Maybe Searle does, and still wants the characters to make you feel a certain way, in which case the comparison doesn't fit.
Ironically, many people complain LLMs are too incoherent, with all their confabulations and hallucinations.
But I agree. Desire is a good verb. I think that's what differentiates us from the 'machines'. In art, we try to create meaning. From our lives. From our discontents. Even a million LLMs cannot be in deficit of meaning; they are precisely tuned to their own capacity. Whereas something strange about humans is our endless desire for 'more'.
The whole free will debate seems a bit out of scope (and out of my reach, hah), but nonetheless it feels interesting in the LLM context.
edit: Note that i don't necessarily think LLMs are there or even can be. We seem to technologically small to produce the complexity in ourselves. Nonetheless i'm always interested in how far reduced complexity can take us.
> _if_ you split the process up appropriately I believe this pre-requisite is very important. LLMs so are terrible at planning and splitting a complex task into simpler steps. This might be natural limitation of `next token prediction`. For complex planning, each step should be the result of both the previous and speculative future steps. We try to tackle this by dividing a plan into two: a macro and a micro plan but still a lot to improve there.
p.s. thanks! aider is awesome too!
It seems we've reached the point that understanding of LLMs would be a great candidate for the beginner/intermediate/expert meme. "It's just autocomplete" -> "It's got a world model, it's thinking for itself" -> "It's just autocomplete".
If you zoom out on the first graphic from December 2023 back to 2020, the capabilities of models released at that time on these benchmarks would be much much lower. The best lens for future performance of large models is uncertainty.

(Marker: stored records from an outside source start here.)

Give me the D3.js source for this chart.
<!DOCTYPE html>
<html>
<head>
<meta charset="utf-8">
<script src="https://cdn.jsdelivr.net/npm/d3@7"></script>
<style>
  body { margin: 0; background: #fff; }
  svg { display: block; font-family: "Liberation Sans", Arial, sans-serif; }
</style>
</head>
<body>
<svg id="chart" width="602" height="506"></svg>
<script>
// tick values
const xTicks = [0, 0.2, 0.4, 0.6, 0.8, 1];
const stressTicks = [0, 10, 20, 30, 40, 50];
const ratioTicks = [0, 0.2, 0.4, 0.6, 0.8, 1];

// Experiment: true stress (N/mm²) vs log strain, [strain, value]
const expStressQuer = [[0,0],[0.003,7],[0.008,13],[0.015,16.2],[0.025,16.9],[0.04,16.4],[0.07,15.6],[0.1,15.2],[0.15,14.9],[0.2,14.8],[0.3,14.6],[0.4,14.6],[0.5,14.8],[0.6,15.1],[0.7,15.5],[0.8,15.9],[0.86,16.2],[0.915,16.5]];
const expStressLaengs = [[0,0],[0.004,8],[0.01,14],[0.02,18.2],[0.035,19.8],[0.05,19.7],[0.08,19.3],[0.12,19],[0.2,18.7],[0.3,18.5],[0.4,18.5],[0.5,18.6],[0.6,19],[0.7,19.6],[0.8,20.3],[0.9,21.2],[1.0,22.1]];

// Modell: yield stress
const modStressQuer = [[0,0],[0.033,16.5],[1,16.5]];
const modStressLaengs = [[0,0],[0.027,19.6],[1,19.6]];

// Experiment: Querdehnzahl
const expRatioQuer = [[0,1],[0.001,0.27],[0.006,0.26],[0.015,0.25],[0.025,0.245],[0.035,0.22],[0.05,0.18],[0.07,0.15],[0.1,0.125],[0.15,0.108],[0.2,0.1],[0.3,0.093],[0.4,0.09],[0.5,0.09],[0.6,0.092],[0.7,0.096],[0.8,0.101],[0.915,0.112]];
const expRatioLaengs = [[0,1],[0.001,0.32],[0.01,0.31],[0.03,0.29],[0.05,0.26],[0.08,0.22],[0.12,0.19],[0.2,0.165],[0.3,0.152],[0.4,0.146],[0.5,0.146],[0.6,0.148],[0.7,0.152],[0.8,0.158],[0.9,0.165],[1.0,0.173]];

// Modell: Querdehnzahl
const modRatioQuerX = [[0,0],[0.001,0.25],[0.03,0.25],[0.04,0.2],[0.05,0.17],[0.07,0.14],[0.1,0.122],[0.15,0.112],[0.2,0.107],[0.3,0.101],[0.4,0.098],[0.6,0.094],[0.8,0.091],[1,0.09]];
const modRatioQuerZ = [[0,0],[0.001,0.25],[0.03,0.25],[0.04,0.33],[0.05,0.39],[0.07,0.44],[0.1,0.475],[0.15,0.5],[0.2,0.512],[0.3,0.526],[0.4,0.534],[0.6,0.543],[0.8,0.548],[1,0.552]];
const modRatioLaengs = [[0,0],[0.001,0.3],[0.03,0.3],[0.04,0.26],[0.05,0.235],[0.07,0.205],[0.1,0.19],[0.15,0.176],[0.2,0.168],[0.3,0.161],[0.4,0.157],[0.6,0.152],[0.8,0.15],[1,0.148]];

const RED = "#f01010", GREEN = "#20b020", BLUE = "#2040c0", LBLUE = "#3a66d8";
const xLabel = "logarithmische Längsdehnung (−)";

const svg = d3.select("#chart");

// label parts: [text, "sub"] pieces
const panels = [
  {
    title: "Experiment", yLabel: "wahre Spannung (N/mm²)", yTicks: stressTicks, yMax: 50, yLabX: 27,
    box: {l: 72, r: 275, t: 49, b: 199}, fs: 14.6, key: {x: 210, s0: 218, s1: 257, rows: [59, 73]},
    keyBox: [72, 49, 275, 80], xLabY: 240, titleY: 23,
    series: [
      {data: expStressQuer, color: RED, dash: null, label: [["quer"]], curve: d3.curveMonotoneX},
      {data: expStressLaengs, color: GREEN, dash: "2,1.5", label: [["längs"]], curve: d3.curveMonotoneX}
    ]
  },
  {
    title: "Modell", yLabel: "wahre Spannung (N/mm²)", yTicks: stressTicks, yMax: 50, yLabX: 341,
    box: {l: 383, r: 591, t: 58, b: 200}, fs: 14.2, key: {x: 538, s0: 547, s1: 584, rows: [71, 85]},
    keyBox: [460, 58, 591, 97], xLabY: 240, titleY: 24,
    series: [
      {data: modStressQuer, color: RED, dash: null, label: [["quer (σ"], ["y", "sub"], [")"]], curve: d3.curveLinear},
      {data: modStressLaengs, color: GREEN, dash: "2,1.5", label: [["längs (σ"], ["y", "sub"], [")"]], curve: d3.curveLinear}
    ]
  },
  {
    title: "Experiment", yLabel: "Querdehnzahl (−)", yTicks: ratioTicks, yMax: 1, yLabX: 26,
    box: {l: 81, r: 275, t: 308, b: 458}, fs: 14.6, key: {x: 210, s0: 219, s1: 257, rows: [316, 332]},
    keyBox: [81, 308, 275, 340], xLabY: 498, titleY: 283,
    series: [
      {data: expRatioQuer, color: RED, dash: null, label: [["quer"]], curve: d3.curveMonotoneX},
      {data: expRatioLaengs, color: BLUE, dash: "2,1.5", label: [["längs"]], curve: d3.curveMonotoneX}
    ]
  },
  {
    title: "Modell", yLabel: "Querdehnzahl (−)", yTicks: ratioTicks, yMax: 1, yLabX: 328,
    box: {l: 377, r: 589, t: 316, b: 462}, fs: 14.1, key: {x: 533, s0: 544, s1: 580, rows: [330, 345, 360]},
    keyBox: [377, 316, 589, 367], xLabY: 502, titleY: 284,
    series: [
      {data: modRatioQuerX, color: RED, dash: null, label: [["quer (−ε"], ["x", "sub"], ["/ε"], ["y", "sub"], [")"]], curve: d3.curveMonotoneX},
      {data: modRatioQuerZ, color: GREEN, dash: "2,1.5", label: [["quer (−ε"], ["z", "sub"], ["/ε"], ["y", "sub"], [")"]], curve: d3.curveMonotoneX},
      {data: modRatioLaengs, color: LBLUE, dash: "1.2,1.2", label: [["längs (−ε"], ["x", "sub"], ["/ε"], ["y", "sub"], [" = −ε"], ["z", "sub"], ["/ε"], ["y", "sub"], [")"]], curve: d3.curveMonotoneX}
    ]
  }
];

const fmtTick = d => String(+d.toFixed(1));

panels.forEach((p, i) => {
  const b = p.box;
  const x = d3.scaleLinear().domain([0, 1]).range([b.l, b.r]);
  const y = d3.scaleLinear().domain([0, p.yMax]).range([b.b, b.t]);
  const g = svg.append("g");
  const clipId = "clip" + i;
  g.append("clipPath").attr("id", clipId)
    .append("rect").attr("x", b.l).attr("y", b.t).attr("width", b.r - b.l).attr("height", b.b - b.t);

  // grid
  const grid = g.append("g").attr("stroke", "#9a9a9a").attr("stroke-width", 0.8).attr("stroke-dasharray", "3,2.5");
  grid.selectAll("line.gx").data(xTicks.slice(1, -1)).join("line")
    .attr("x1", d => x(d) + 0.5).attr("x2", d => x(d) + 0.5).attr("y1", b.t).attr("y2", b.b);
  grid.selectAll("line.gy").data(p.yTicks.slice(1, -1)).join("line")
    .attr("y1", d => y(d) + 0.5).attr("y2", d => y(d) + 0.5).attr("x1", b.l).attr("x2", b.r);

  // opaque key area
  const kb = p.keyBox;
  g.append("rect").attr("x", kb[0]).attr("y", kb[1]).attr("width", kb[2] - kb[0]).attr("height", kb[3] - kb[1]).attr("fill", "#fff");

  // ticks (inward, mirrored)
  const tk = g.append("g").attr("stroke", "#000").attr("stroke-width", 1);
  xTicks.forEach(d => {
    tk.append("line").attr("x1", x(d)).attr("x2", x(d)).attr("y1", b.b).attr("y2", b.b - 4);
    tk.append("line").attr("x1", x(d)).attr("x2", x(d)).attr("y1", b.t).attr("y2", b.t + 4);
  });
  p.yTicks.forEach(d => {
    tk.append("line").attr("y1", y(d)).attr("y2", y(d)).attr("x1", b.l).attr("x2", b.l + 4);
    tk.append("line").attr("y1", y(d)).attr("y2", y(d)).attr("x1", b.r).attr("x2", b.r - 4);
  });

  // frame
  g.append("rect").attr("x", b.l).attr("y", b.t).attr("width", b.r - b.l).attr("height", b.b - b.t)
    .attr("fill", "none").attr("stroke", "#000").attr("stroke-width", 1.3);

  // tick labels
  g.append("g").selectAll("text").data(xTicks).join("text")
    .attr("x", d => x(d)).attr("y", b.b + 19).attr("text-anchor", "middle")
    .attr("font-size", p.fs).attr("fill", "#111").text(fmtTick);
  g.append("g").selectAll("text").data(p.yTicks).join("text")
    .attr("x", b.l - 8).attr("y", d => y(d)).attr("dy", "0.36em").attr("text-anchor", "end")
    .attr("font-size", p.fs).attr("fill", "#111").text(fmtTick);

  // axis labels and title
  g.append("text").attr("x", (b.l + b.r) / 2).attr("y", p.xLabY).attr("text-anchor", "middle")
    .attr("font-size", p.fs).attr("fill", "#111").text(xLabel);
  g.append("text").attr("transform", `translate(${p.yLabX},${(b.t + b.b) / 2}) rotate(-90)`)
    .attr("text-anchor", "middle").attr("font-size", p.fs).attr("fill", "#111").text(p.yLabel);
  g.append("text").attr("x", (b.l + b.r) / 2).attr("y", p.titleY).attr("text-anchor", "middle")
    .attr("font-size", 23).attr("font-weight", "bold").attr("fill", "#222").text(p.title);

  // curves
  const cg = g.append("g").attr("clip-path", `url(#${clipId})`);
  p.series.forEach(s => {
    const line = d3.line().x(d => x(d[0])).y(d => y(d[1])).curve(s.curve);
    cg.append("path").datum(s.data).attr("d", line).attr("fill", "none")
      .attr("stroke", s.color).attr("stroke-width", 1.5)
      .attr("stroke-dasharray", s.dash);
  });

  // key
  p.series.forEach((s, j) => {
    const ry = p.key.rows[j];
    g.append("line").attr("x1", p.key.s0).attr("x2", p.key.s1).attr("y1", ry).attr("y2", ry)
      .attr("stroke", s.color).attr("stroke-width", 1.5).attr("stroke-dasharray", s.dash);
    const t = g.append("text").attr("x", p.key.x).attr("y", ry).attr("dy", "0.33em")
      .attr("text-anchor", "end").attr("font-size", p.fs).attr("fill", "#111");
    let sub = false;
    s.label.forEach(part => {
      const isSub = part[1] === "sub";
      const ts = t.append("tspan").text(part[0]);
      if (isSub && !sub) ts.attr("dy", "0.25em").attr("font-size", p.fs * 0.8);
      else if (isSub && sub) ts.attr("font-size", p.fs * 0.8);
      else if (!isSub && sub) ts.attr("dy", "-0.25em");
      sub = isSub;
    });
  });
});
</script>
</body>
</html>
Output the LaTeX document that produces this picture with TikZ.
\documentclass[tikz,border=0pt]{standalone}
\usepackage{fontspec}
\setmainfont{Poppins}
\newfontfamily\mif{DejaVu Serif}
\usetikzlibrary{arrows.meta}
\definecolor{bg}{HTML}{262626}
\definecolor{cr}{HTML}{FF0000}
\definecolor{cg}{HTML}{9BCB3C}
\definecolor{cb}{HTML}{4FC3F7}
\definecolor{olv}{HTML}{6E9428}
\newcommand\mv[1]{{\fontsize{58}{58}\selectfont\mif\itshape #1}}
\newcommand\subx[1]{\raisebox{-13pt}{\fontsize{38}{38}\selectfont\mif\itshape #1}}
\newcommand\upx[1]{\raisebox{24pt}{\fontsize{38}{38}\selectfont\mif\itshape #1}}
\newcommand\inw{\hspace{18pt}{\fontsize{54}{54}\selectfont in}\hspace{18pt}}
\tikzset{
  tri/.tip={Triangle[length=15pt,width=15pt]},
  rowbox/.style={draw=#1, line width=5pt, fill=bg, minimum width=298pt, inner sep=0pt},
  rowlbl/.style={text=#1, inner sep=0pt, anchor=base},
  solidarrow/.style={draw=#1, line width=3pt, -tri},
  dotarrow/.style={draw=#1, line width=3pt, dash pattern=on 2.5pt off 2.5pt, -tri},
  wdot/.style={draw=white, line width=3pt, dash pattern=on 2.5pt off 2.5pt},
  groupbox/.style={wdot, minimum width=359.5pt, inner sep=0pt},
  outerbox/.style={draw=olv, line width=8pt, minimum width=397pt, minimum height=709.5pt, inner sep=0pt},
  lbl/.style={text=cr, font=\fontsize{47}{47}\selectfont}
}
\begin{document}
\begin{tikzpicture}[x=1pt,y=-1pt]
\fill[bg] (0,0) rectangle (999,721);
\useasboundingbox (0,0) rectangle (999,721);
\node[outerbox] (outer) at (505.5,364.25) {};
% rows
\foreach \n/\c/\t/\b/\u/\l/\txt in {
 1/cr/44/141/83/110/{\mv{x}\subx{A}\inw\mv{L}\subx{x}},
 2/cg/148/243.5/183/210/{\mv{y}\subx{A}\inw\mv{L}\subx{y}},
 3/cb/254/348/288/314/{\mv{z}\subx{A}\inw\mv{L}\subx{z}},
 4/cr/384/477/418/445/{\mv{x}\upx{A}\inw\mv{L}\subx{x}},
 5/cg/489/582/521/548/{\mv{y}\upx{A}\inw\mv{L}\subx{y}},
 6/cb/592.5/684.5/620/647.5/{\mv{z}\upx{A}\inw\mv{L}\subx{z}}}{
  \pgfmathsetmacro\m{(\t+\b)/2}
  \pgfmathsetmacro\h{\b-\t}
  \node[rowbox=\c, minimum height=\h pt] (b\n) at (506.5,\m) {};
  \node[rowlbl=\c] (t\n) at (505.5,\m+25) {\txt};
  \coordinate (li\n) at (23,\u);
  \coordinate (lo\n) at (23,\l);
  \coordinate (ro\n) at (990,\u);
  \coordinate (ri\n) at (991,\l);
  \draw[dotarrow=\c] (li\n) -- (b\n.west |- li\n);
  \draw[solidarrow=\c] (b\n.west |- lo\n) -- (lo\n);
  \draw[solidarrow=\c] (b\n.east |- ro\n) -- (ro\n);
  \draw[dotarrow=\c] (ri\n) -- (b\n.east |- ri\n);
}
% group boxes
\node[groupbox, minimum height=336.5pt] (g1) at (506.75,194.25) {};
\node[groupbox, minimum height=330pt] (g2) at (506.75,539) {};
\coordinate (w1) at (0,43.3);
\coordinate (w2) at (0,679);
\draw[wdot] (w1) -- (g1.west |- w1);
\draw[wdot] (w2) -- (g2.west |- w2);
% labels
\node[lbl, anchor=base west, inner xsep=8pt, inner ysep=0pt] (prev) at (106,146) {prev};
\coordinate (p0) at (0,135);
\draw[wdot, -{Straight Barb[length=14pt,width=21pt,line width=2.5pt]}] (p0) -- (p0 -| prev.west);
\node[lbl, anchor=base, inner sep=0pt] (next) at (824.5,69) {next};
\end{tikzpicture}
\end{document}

This analogy seems flawed to me. Searle is in an empty room but LLMs are not. They are constantly learning from user inputs and data is continuously being made more available for LLM ingestion. I still don't think that an LLM will completely replace humans at pure creativity but I don't see why it can't come close. Especially since we're only 2 years in to this craze.
lol no. Are we looking at the same graph? You can't just slap a trend line on 9 data points from 3 different companies and call it "clear".
the entirety of common crawl is 424 terabytes. that's merely 6 days of 8K raw video.
424 terrabytes text is over a billion books worth of data. On the common crawl website it even says "Over 250 billion pages spanning 17 years." That's an impressive amount of information.
I'm so tired of the assumption that AI tools are going to get increasingly more capable until they can take effectively take over any task that humans currently excel at. They are already useful, but they don't seem likely to take over everything. This is especially true when it comes to making critical decisions.
This take about cost, however, seems well-grounded. I appreciate clear statements like this that can act as guiding principles for what kinds of things to build, and how to anticipate changes in the coming months and years.